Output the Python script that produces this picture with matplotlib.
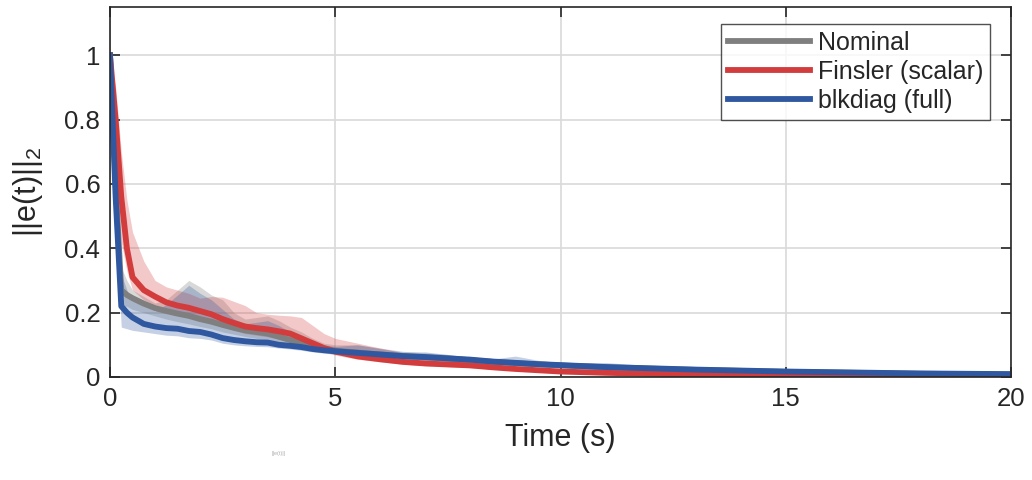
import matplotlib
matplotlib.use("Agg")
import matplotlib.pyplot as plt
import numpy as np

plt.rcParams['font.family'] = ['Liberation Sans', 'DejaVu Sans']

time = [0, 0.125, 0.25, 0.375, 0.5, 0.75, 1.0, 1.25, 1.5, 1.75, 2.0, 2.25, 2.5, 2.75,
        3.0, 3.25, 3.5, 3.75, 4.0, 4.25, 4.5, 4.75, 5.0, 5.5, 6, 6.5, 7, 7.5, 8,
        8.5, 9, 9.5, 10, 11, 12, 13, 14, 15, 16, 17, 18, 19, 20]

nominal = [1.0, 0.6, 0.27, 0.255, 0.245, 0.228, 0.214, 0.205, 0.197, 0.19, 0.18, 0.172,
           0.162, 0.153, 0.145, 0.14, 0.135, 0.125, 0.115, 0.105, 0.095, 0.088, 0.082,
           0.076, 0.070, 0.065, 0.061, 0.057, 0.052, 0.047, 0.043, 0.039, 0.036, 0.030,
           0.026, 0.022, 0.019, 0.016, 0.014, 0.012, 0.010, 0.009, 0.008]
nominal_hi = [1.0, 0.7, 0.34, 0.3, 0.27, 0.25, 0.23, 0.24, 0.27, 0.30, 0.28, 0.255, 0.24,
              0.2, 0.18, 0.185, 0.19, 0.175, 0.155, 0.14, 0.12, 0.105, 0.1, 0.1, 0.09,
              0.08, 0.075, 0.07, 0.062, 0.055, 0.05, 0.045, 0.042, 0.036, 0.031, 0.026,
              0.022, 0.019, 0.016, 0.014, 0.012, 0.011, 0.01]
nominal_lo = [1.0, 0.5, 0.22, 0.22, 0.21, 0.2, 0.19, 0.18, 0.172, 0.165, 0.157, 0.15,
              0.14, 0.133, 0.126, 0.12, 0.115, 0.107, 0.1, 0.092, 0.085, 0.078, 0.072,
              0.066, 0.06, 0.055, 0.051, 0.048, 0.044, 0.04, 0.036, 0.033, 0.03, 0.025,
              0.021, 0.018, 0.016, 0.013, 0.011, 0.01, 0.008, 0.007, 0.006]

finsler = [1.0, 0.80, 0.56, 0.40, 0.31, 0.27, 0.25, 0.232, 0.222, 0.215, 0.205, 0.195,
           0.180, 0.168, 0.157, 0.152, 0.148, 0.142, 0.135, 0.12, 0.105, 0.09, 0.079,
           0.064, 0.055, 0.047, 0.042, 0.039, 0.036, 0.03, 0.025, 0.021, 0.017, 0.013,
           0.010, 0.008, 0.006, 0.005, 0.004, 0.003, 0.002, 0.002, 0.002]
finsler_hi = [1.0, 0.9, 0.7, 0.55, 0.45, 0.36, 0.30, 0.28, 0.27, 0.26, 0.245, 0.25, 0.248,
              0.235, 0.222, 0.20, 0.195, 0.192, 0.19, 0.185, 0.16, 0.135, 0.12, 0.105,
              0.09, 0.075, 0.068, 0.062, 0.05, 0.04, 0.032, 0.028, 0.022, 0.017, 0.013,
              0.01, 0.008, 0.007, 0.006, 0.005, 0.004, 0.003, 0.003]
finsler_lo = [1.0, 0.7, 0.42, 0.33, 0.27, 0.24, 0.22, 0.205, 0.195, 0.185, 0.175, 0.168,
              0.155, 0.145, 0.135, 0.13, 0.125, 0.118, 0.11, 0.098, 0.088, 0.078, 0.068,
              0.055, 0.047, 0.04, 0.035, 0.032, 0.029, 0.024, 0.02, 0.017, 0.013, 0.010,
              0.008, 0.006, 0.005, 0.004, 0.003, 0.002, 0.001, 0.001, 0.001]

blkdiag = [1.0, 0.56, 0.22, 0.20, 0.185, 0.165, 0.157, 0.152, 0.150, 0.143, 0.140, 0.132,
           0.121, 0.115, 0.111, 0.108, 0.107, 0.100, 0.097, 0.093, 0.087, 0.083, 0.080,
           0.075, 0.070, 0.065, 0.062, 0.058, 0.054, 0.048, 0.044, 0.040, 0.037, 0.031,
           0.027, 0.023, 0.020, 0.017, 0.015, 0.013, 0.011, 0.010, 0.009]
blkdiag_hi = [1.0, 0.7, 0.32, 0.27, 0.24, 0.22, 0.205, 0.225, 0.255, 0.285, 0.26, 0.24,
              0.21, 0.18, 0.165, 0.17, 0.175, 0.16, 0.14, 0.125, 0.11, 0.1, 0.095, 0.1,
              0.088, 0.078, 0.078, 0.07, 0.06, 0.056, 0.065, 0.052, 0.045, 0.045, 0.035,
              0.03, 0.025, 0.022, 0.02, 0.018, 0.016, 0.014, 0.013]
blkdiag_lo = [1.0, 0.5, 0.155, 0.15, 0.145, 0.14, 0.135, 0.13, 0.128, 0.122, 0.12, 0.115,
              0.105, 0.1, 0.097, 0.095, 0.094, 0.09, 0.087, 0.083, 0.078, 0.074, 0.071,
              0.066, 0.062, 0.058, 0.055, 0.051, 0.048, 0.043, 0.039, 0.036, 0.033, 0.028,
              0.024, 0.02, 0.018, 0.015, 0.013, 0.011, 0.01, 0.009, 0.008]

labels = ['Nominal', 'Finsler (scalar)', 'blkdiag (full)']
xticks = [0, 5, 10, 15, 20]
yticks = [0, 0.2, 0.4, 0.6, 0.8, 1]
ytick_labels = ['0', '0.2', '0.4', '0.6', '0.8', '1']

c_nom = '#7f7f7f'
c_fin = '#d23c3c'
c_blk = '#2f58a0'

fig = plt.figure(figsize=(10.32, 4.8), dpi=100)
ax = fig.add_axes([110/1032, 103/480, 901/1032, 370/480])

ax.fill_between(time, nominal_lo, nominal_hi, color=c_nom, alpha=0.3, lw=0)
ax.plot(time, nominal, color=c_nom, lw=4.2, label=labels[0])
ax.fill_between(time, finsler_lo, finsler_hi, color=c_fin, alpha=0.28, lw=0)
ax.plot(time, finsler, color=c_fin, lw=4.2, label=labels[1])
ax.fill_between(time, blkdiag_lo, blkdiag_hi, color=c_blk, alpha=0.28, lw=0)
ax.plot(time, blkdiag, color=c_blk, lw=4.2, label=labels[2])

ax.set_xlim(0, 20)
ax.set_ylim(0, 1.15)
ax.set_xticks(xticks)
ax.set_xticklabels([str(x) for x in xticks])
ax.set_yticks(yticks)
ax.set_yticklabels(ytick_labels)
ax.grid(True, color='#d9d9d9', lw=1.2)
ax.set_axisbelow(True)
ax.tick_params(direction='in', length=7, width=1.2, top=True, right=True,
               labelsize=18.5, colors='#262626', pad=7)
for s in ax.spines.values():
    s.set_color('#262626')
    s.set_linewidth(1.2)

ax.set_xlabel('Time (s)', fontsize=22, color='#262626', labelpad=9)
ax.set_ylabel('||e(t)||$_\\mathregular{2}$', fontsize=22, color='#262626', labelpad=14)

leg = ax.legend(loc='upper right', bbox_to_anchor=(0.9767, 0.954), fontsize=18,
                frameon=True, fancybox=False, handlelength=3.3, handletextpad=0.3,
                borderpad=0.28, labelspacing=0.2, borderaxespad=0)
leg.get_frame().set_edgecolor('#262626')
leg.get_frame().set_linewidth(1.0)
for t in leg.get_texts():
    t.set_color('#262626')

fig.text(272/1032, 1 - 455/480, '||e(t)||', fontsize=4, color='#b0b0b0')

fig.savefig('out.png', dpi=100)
━━━━━━━━━━
* [Exercise instructions] All of the data needs repeating exactly, but the pictures do not.

* [Full solution]
Output the Python script that produces this picture with matplotlib.
import matplotlib
matplotlib.use("Agg")
import matplotlib.pyplot as plt
import numpy as np

plt.rcParams['font.family'] = ['Liberation Sans', 'DejaVu Sans']

time = [0, 0.125, 0.25, 0.375, 0.5, 0.75, 1.0, 1.25, 1.5, 1.75, 2.0, 2.25, 2.5, 2.75,
        3.0, 3.25, 3.5, 3.75, 4.0, 4.25, 4.5, 4.75, 5.0, 5.5, 6, 6.5, 7, 7.5, 8,
        8.5, 9, 9.5, 10, 11, 12, 13, 14, 15, 16, 17, 18, 19, 20]

nominal = [1.0, 0.6, 0.27, 0.255, 0.245, 0.228, 0.214, 0.205, 0.197, 0.19, 0.18, 0.172,
           0.162, 0.153, 0.145, 0.14, 0.135, 0.125, 0.115, 0.105, 0.095, 0.088, 0.082,
           0.076, 0.070, 0.065, 0.061, 0.057, 0.052, 0.047, 0.043, 0.039, 0.036, 0.030,
           0.026, 0.022, 0.019, 0.016, 0.014, 0.012, 0.010, 0.009, 0.008]
nominal_hi = [1.0, 0.7, 0.34, 0.3, 0.27, 0.25, 0.23, 0.24, 0.27, 0.30, 0.28, 0.255, 0.24,
              0.2, 0.18, 0.185, 0.19, 0.175, 0.155, 0.14, 0.12, 0.105, 0.1, 0.1, 0.09,
              0.08, 0.075, 0.07, 0.062, 0.055, 0.05, 0.045, 0.042, 0.036, 0.031, 0.026,
              0.022, 0.019, 0.016, 0.014, 0.012, 0.011, 0.01]
nominal_lo = [1.0, 0.5, 0.22, 0.22, 0.21, 0.2, 0.19, 0.18, 0.172, 0.165, 0.157, 0.15,
              0.14, 0.133, 0.126, 0.12, 0.115, 0.107, 0.1, 0.092, 0.085, 0.078, 0.072,
              0.066, 0.06, 0.055, 0.051, 0.048, 0.044, 0.04, 0.036, 0.033, 0.03, 0.025,
              0.021, 0.018, 0.016, 0.013, 0.011, 0.01, 0.008, 0.007, 0.006]

finsler = [1.0, 0.80, 0.56, 0.40, 0.31, 0.27, 0.25, 0.232, 0.222, 0.215, 0.205, 0.195,
           0.180, 0.168, 0.157, 0.152, 0.148, 0.142, 0.135, 0.12, 0.105, 0.09, 0.079,
           0.064, 0.055, 0.047, 0.042, 0.039, 0.036, 0.03, 0.025, 0.021, 0.017, 0.013,
           0.010, 0.008, 0.006, 0.005, 0.004, 0.003, 0.002, 0.002, 0.002]
finsler_hi = [1.0, 0.9, 0.7, 0.55, 0.45, 0.36, 0.30, 0.28, 0.27, 0.26, 0.245, 0.25, 0.248,
              0.235, 0.222, 0.20, 0.195, 0.192, 0.19, 0.185, 0.16, 0.135, 0.12, 0.105,
              0.09, 0.075, 0.068, 0.062, 0.05, 0.04, 0.032, 0.028, 0.022, 0.017, 0.013,
              0.01, 0.008, 0.007, 0.006, 0.005, 0.004, 0.003, 0.003]
finsler_lo = [1.0, 0.7, 0.42, 0.33, 0.27, 0.24, 0.22, 0.205, 0.195, 0.185, 0.175, 0.168,
              0.155, 0.145, 0.135, 0.13, 0.125, 0.118, 0.11, 0.098, 0.088, 0.078, 0.068,
              0.055, 0.047, 0.04, 0.035, 0.032, 0.029, 0.024, 0.02, 0.017, 0.013, 0.010,
              0.008, 0.006, 0.005, 0.004, 0.003, 0.002, 0.001, 0.001, 0.001]

blkdiag = [1.0, 0.56, 0.22, 0.20, 0.185, 0.165, 0.157, 0.152, 0.150, 0.143, 0.140, 0.132,
           0.121, 0.115, 0.111, 0.108, 0.107, 0.100, 0.097, 0.093, 0.087, 0.083, 0.080,
           0.075, 0.070, 0.065, 0.062, 0.058, 0.054, 0.048, 0.044, 0.040, 0.037, 0.031,
           0.027, 0.023, 0.020, 0.017, 0.015, 0.013, 0.011, 0.010, 0.009]
blkdiag_hi = [1.0, 0.7, 0.32, 0.27, 0.24, 0.22, 0.205, 0.225, 0.255, 0.285, 0.26, 0.24,
              0.21, 0.18, 0.165, 0.17, 0.175, 0.16, 0.14, 0.125, 0.11, 0.1, 0.095, 0.1,
              0.088, 0.078, 0.078, 0.07, 0.06, 0.056, 0.065, 0.052, 0.045, 0.045, 0.035,
              0.03, 0.025, 0.022, 0.02, 0.018, 0.016, 0.014, 0.013]
blkdiag_lo = [1.0, 0.5, 0.155, 0.15, 0.145, 0.14, 0.135, 0.13, 0.128, 0.122, 0.12, 0.115,
              0.105, 0.1, 0.097, 0.095, 0.094, 0.09, 0.087, 0.083, 0.078, 0.074, 0.071,
              0.066, 0.062, 0.058, 0.055, 0.051, 0.048, 0.043, 0.039, 0.036, 0.033, 0.028,
              0.024, 0.02, 0.018, 0.015, 0.013, 0.011, 0.01, 0.009, 0.008]

labels = ['Nominal', 'Finsler (scalar)', 'blkdiag (full)']
xticks = [0, 5, 10, 15, 20]
yticks = [0, 0.2, 0.4, 0.6, 0.8, 1]
ytick_labels = ['0', '0.2', '0.4', '0.6', '0.8', '1']

c_nom = '#7f7f7f'
c_fin = '#d23c3c'
c_blk = '#2f58a0'

fig = plt.figure(figsize=(10.32, 4.8), dpi=100)
ax = fig.add_axes([110/1032, 103/480, 901/1032, 370/480])

ax.fill_between(time, nominal_lo, nominal_hi, color=c_nom, alpha=0.3, lw=0)
ax.plot(time, nominal, color=c_nom, lw=4.2, label=labels[0])
ax.fill_between(time, finsler_lo, finsler_hi, color=c_fin, alpha=0.28, lw=0)
ax.plot(time, finsler, color=c_fin, lw=4.2, label=labels[1])
ax.fill_between(time, blkdiag_lo, blkdiag_hi, color=c_blk, alpha=0.28, lw=0)
ax.plot(time, blkdiag, color=c_blk, lw=4.2, label=labels[2])

ax.set_xlim(0, 20)
ax.set_ylim(0, 1.15)
ax.set_xticks(xticks)
ax.set_xticklabels([str(x) for x in xticks])
ax.set_yticks(yticks)
ax.set_yticklabels(ytick_labels)
ax.grid(True, color='#d9d9d9', lw=1.2)
ax.set_axisbelow(True)
ax.tick_params(direction='in', length=7, width=1.2, top=True, right=True,
               labelsize=18.5, colors='#262626', pad=7)
for s in ax.spines.values():
    s.set_color('#262626')
    s.set_linewidth(1.2)

ax.set_xlabel('Time (s)', fontsize=22, color='#262626', labelpad=9)
ax.set_ylabel('||e(t)||$_\\mathregular{2}$', fontsize=22, color='#262626', labelpad=14)

leg = ax.legend(loc='upper right', bbox_to_anchor=(0.9767, 0.954), fontsize=18,
                frameon=True, fancybox=False, handlelength=3.3, handletextpad=0.3,
                borderpad=0.28, labelspacing=0.2, borderaxespad=0)
leg.get_frame().set_edgecolor('#262626')
leg.get_frame().set_linewidth(1.0)
for t in leg.get_texts():
    t.set_color('#262626')

fig.text(272/1032, 1 - 455/480, '||e(t)||', fontsize=4, color='#b0b0b0')

fig.savefig('out.png', dpi=100)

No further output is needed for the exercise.